INFORMATION SUPPLIED:
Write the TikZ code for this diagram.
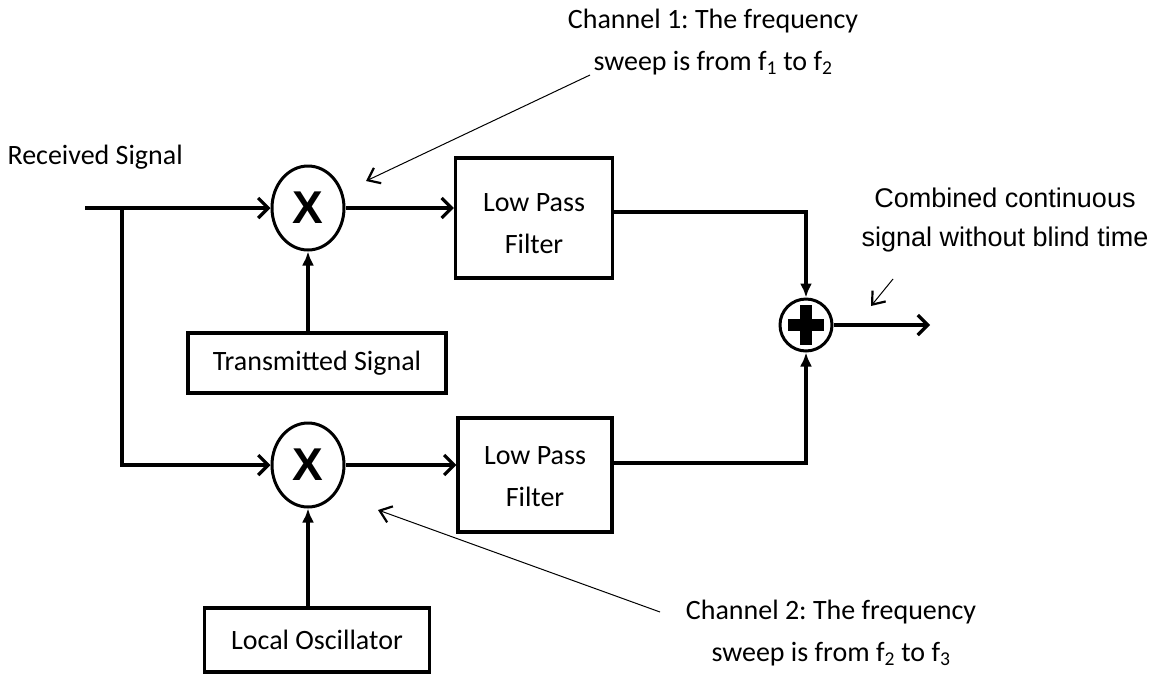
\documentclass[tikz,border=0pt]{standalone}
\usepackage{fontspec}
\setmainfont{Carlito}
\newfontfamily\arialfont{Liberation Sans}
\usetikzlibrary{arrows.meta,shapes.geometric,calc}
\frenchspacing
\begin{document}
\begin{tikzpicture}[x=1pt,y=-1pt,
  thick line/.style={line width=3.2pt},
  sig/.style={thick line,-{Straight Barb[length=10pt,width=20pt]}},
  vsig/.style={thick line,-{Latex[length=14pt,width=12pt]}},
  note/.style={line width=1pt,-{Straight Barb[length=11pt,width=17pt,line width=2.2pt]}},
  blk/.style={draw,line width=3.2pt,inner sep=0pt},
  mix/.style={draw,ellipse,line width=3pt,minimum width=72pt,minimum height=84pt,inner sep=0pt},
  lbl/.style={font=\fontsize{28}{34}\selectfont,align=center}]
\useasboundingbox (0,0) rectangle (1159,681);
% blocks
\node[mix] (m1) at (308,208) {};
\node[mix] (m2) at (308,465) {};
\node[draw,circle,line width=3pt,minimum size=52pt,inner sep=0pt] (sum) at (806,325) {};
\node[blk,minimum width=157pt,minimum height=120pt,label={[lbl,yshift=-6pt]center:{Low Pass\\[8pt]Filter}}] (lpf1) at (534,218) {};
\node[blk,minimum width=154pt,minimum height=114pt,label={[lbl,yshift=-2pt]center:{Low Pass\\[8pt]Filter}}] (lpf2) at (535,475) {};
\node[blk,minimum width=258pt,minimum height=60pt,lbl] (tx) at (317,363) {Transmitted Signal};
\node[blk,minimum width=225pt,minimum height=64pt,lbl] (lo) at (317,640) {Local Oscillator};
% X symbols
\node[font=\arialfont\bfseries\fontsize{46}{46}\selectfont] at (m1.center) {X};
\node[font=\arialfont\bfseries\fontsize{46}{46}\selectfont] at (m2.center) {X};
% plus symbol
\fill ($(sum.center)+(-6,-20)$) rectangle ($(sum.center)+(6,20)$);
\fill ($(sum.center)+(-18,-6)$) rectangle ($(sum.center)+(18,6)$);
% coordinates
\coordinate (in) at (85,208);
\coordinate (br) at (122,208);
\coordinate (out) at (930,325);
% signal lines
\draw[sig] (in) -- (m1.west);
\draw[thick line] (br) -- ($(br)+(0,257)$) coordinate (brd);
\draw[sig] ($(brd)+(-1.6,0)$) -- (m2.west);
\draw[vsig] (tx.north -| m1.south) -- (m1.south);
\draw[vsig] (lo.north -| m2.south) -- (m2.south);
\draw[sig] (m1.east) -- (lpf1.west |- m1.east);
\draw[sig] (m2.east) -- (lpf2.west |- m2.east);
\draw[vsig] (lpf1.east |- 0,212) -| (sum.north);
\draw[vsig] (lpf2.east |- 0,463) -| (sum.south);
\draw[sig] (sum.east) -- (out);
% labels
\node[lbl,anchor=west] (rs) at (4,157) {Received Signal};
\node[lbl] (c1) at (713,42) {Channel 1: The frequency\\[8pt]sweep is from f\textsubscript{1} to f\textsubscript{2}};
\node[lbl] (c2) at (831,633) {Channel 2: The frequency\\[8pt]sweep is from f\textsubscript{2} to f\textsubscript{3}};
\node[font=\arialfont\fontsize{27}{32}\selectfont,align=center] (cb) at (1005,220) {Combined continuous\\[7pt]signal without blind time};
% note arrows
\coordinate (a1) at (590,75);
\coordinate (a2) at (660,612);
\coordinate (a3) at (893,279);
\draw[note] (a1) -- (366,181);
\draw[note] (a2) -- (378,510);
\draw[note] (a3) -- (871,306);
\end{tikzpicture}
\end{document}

WORK REQUIRED:
Every line above should be returned word for word, with the pictures left behind.

WRITTEN REPLY:
Write the TikZ code for this diagram.
\documentclass[tikz,border=0pt]{standalone}
\usepackage{fontspec}
\setmainfont{Carlito}
\newfontfamily\arialfont{Liberation Sans}
\usetikzlibrary{arrows.meta,shapes.geometric,calc}
\frenchspacing
\begin{document}
\begin{tikzpicture}[x=1pt,y=-1pt,
  thick line/.style={line width=3.2pt},
  sig/.style={thick line,-{Straight Barb[length=10pt,width=20pt]}},
  vsig/.style={thick line,-{Latex[length=14pt,width=12pt]}},
  note/.style={line width=1pt,-{Straight Barb[length=11pt,width=17pt,line width=2.2pt]}},
  blk/.style={draw,line width=3.2pt,inner sep=0pt},
  mix/.style={draw,ellipse,line width=3pt,minimum width=72pt,minimum height=84pt,inner sep=0pt},
  lbl/.style={font=\fontsize{28}{34}\selectfont,align=center}]
\useasboundingbox (0,0) rectangle (1159,681);
% blocks
\node[mix] (m1) at (308,208) {};
\node[mix] (m2) at (308,465) {};
\node[draw,circle,line width=3pt,minimum size=52pt,inner sep=0pt] (sum) at (806,325) {};
\node[blk,minimum width=157pt,minimum height=120pt,label={[lbl,yshift=-6pt]center:{Low Pass\\[8pt]Filter}}] (lpf1) at (534,218) {};
\node[blk,minimum width=154pt,minimum height=114pt,label={[lbl,yshift=-2pt]center:{Low Pass\\[8pt]Filter}}] (lpf2) at (535,475) {};
\node[blk,minimum width=258pt,minimum height=60pt,lbl] (tx) at (317,363) {Transmitted Signal};
\node[blk,minimum width=225pt,minimum height=64pt,lbl] (lo) at (317,640) {Local Oscillator};
% X symbols
\node[font=\arialfont\bfseries\fontsize{46}{46}\selectfont] at (m1.center) {X};
\node[font=\arialfont\bfseries\fontsize{46}{46}\selectfont] at (m2.center) {X};
% plus symbol
\fill ($(sum.center)+(-6,-20)$) rectangle ($(sum.center)+(6,20)$);
\fill ($(sum.center)+(-18,-6)$) rectangle ($(sum.center)+(18,6)$);
% coordinates
\coordinate (in) at (85,208);
\coordinate (br) at (122,208);
\coordinate (out) at (930,325);
% signal lines
\draw[sig] (in) -- (m1.west);
\draw[thick line] (br) -- ($(br)+(0,257)$) coordinate (brd);
\draw[sig] ($(brd)+(-1.6,0)$) -- (m2.west);
\draw[vsig] (tx.north -| m1.south) -- (m1.south);
\draw[vsig] (lo.north -| m2.south) -- (m2.south);
\draw[sig] (m1.east) -- (lpf1.west |- m1.east);
\draw[sig] (m2.east) -- (lpf2.west |- m2.east);
\draw[vsig] (lpf1.east |- 0,212) -| (sum.north);
\draw[vsig] (lpf2.east |- 0,463) -| (sum.south);
\draw[sig] (sum.east) -- (out);
% labels
\node[lbl,anchor=west] (rs) at (4,157) {Received Signal};
\node[lbl] (c1) at (713,42) {Channel 1: The frequency\\[8pt]sweep is from f\textsubscript{1} to f\textsubscript{2}};
\node[lbl] (c2) at (831,633) {Channel 2: The frequency\\[8pt]sweep is from f\textsubscript{2} to f\textsubscript{3}};
\node[font=\arialfont\fontsize{27}{32}\selectfont,align=center] (cb) at (1005,220) {Combined continuous\\[7pt]signal without blind time};
% note arrows
\coordinate (a1) at (590,75);
\coordinate (a2) at (660,612);
\coordinate (a3) at (893,279);
\draw[note] (a1) -- (366,181);
\draw[note] (a2) -- (378,510);
\draw[note] (a3) -- (871,306);
\end{tikzpicture}
\end{document}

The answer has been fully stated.